After the sun was fully down she slowed the horse to a walk. The plains were giving way to badlands. Rocks of various sizes thrust up through the dead grass, some knee high, others twenty feet high. If she were better rested and had daylight enough to not risk Freedom’s legs, she would keep riding to put as much distance as possible between her and Blondie. But Blondie would have to stop for the night, too. She needed a good place to camp, somewhere sheltered and hidden, where she could get a little rest. Without rest she’d never be sharp enough to get away from Blondie.

This place here, between a tall rock and a jumble of smaller rocks, was a good place to hide. She dismounted and loosened the saddle girth. Every movement was an effort. She leaned against her horse’s side.

“I don’t know what I’m doing here, Freedom,” she whispered to the gelding. “Why’s he following us? What if Blondie found our tracks and only wants to help?” Yeah, right. And there was a Super Walmart over the next hill, too. She straightened with a groan and dug through the sadly empty saddlebag for a crumb of bread. Any little crumb at all would be welcome. There was none. Tami made herself close the bag. “Maybe he wants to find me because I’m a woman and he’s a man ‘with needs,’ like those assholes in Greasy Butte.” Cold sliced through her like a knife at that thought. “Or maybe those guys back in Greasy Butte sent him to find me.”

Would they have done that? Tami wrapped one of the blankets around her shoulders and the other over her lap, and wedged herself into a crevice between two rocks to doze. She drifted off in spite of the little rock digging itself into her hip, thinking of roast turkey and stuffing.

Maybe that was why she woke smelling meat roasting over an open fire? It took a few seconds for Tami to realize the scent was real. A night breeze was wafting it right into her face. Mouthwatering. Tremor inducing. She shouldn’t move.
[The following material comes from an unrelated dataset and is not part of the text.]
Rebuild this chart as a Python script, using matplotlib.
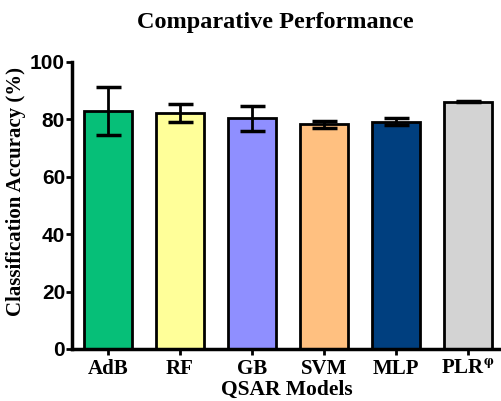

Blondie had probably set up camp and built a fire to cook his supper. How unfair was that? She should not go and scope his camp out. If he had trailed her over thirty miles of empty country, then he knew what he was doing. Why would he have a fire unless he was using it to lure her out? She should either stay put, get some rest, and then head away from him when he settled down to sleep, or get the hell out of Dodge right now. Yeah. So why was she leaving her hidey hole and creeping toward the smell of cooking meat?

Well, because she was starving. It had been a day and a half since she’d eaten, and for a week before that she had eaten only bread, dried fruit, and a rabbit she’d caught in a snare. He had certainly picked a fine way to trap her.

She crept noiselessly until she was only yards from the edge of his camp. The fire was very low, hardly more than coals, with a blob of something that smelled heavenly hanging close above it. Aside from the fire there was nothing obvious to indicate it was a camp. Tami looked around carefully. The horse was barely visible past the fire. Blondie’s gear must be tucked away out of sight. She saw no sign of even a saddlebag. But Blondie was nowhere to be seen. She waited. If he were off taking a piss he’d be back any time. Minutes crawled by. Nothing. This was a trap. It had to be a trap. But how she wanted that meat!

In a burst of either steel nerves or utter idiocy, she skimmed into the camp, grabbed the half-cooked bird and skimmed back out. The bird was hot enough to burn her fingers, but she didn’t care. With every step she expected the guy with the blond braids to tackle her, but she made it back to Freedom, tightened the girth and mounted, juggling the bird all the while. She let the horse walk quietly, to avoid alerting Blondie, while she tore into the bird. It was tough, gamy, and half raw. It tasted like heaven. A month ago the idea of eating it would have turned her stomach. Right now it was the best meal she could ever remember eating. Blondie might catch her, but at least she’d have something in her stomach when he did.